▶ **What needs to be done**
List, from the lines below, each one with "chart" in it.

▶ **Supplied material**
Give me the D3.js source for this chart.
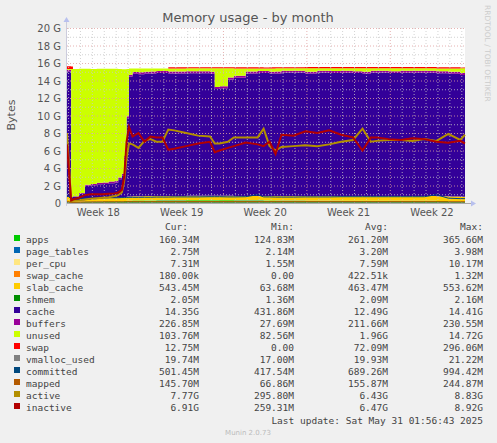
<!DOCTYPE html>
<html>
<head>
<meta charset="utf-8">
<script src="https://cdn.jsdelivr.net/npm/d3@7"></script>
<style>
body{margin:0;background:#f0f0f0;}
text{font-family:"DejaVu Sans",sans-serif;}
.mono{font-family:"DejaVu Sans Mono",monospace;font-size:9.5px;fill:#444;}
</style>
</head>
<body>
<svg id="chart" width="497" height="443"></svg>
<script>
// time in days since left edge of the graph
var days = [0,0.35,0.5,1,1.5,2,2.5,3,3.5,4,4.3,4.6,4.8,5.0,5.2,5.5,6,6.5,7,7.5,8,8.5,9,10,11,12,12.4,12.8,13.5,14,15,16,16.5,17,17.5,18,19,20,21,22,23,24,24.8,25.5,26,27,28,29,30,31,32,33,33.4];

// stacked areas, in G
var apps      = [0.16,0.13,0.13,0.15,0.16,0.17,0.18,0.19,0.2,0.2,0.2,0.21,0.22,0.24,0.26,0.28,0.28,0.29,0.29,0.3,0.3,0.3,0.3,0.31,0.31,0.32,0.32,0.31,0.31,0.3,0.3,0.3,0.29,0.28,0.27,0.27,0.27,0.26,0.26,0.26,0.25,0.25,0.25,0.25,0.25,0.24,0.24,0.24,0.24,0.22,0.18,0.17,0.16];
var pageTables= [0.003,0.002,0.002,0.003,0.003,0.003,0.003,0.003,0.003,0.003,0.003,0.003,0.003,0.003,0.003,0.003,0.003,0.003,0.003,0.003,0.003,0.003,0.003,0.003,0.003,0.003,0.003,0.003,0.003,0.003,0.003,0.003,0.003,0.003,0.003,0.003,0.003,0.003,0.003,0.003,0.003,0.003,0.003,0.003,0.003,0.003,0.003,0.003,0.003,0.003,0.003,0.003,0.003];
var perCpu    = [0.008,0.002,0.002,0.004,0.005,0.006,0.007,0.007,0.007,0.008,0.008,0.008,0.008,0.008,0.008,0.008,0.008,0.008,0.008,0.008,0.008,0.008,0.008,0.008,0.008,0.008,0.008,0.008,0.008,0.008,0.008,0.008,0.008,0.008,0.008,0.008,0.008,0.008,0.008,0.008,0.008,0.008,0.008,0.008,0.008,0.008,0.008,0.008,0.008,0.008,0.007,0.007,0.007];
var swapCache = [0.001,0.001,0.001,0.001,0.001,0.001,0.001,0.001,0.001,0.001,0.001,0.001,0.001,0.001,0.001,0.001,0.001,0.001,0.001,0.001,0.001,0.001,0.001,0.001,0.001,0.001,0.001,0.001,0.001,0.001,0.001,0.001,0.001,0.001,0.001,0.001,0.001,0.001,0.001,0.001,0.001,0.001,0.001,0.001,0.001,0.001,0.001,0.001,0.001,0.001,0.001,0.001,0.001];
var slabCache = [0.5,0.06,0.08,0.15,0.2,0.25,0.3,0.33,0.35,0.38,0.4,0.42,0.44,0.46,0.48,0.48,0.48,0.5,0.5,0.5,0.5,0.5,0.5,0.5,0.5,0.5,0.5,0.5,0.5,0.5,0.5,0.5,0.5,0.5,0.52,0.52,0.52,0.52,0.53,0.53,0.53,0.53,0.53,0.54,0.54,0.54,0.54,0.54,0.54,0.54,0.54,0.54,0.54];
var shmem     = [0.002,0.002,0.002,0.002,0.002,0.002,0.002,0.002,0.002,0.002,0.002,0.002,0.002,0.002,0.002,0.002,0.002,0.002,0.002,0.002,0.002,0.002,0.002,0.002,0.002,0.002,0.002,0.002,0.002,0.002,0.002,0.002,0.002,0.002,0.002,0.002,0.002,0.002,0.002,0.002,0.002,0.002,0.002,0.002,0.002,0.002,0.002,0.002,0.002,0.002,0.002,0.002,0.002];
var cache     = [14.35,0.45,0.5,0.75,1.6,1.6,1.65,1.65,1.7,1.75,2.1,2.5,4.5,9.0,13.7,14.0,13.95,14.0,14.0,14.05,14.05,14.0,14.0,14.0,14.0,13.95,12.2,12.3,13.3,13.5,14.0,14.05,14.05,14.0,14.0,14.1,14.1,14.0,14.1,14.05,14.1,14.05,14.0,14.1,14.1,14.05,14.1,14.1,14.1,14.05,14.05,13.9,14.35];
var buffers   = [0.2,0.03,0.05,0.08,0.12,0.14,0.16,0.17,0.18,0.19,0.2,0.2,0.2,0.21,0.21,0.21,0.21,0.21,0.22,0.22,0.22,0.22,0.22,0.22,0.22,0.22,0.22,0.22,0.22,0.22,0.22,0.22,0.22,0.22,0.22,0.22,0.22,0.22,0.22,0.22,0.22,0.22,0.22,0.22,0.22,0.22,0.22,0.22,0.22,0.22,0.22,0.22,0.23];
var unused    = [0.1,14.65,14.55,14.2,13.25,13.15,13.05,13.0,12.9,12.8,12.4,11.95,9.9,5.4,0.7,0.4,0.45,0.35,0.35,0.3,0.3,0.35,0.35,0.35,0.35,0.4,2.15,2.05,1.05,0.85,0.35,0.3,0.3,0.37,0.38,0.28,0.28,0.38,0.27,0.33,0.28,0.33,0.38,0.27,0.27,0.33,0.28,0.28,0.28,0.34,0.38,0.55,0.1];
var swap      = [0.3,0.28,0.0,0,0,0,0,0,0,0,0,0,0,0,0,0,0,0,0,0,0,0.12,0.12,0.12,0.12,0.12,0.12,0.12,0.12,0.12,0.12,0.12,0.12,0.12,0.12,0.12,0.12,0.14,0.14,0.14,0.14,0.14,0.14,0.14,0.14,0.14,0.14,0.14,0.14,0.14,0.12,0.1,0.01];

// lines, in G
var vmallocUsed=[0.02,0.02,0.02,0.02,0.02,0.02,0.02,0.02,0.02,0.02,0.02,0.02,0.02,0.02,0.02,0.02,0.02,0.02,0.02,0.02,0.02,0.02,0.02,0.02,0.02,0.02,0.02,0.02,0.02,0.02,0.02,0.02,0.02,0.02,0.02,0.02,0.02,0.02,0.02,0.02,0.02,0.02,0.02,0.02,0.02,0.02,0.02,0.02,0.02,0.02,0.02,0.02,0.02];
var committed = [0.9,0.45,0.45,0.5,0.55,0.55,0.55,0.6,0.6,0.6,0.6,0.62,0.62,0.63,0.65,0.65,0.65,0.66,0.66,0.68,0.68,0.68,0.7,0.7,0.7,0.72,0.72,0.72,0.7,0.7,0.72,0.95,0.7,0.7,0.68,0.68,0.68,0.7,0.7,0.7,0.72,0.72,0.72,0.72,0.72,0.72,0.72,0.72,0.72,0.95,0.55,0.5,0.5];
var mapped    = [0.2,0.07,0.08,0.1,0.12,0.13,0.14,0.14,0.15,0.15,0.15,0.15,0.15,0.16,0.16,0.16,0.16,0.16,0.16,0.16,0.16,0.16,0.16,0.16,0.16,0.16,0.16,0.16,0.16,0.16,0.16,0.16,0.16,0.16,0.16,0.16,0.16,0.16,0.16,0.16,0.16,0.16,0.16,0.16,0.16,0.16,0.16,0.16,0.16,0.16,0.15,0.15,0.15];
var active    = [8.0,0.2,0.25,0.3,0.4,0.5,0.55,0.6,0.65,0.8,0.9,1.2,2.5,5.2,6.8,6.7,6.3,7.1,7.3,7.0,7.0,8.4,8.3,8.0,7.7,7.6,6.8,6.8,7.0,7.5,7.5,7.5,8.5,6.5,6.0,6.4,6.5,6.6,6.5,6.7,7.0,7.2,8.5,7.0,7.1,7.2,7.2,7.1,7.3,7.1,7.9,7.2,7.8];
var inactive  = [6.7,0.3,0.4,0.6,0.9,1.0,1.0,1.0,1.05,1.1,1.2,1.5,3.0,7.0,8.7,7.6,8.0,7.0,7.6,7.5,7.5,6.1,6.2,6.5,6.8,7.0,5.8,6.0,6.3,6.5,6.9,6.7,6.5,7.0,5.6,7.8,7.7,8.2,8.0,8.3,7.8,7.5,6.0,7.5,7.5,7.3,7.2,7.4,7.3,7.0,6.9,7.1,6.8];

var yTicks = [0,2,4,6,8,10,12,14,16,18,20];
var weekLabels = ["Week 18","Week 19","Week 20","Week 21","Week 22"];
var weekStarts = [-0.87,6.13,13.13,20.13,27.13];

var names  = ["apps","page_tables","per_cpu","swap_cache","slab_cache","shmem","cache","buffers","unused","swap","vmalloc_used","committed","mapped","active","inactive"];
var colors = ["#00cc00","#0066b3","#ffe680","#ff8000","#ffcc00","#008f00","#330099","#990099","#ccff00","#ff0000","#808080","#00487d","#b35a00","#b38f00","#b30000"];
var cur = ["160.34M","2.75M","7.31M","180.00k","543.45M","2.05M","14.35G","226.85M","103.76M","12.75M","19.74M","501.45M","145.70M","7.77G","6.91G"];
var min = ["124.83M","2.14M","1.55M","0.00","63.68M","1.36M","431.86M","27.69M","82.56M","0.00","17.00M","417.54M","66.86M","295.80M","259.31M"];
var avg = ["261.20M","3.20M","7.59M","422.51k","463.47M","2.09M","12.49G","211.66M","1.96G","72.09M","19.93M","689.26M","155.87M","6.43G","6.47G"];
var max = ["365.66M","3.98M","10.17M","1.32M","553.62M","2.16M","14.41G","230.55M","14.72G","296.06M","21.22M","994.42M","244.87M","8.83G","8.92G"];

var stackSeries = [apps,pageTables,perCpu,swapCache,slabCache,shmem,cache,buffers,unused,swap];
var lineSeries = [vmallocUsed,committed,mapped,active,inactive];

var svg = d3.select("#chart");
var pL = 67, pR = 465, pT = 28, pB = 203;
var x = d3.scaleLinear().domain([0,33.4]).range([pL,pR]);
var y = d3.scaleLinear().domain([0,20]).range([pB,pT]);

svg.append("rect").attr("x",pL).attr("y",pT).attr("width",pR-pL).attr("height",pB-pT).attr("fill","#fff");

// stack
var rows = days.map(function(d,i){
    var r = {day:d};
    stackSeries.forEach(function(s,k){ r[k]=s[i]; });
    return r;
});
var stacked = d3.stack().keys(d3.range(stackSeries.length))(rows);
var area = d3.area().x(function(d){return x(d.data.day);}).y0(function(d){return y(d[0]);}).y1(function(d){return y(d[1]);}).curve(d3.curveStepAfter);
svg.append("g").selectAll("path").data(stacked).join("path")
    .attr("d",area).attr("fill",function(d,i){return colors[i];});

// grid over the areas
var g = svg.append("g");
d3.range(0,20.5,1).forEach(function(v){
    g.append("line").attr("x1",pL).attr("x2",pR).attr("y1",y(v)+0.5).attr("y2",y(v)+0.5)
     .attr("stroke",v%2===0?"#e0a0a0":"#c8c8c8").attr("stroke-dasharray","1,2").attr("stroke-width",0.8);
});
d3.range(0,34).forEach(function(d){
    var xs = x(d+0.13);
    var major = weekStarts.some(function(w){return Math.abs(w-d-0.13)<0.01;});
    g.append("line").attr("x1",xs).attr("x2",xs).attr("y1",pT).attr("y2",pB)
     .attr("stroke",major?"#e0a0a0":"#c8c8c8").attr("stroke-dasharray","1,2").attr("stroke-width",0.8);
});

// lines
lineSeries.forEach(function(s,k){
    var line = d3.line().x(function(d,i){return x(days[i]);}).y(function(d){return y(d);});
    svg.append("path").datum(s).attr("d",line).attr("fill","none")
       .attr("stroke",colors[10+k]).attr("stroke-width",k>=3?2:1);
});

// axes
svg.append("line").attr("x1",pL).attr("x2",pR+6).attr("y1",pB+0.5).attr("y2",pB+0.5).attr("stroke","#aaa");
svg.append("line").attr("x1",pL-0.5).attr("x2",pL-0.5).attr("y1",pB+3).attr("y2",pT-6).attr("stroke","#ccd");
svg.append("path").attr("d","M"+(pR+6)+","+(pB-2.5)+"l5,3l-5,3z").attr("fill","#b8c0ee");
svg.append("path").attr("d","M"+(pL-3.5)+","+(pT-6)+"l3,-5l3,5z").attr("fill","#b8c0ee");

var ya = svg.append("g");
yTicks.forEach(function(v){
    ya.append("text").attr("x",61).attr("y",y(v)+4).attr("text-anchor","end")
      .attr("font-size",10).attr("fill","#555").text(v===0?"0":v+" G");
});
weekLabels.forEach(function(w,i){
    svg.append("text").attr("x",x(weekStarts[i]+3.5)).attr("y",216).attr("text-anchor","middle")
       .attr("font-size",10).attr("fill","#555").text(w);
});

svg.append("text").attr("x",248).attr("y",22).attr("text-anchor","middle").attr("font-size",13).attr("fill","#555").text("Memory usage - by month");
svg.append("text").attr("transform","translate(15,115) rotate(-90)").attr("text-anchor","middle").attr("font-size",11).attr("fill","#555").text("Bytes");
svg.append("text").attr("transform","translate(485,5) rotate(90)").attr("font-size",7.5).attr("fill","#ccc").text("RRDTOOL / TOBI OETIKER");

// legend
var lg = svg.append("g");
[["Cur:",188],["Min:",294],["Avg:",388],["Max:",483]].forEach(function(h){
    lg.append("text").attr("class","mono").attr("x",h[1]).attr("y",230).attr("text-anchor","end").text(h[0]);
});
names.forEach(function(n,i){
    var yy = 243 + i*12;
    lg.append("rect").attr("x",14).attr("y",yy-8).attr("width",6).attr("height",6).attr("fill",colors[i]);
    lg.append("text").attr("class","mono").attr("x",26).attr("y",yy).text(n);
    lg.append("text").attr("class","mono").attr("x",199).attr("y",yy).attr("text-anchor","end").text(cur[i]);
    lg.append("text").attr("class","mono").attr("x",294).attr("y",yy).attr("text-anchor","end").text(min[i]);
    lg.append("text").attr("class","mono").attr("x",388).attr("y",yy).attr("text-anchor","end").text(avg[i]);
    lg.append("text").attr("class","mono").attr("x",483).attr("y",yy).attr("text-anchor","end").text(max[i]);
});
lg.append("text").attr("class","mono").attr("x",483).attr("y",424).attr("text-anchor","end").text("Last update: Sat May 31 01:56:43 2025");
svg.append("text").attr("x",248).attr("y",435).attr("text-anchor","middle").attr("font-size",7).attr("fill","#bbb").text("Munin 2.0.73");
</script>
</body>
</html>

▶ **Reply to the task**
Give me the D3.js source for this chart.
<svg id="chart" width="497" height="443"></svg>
var svg = d3.select("#chart");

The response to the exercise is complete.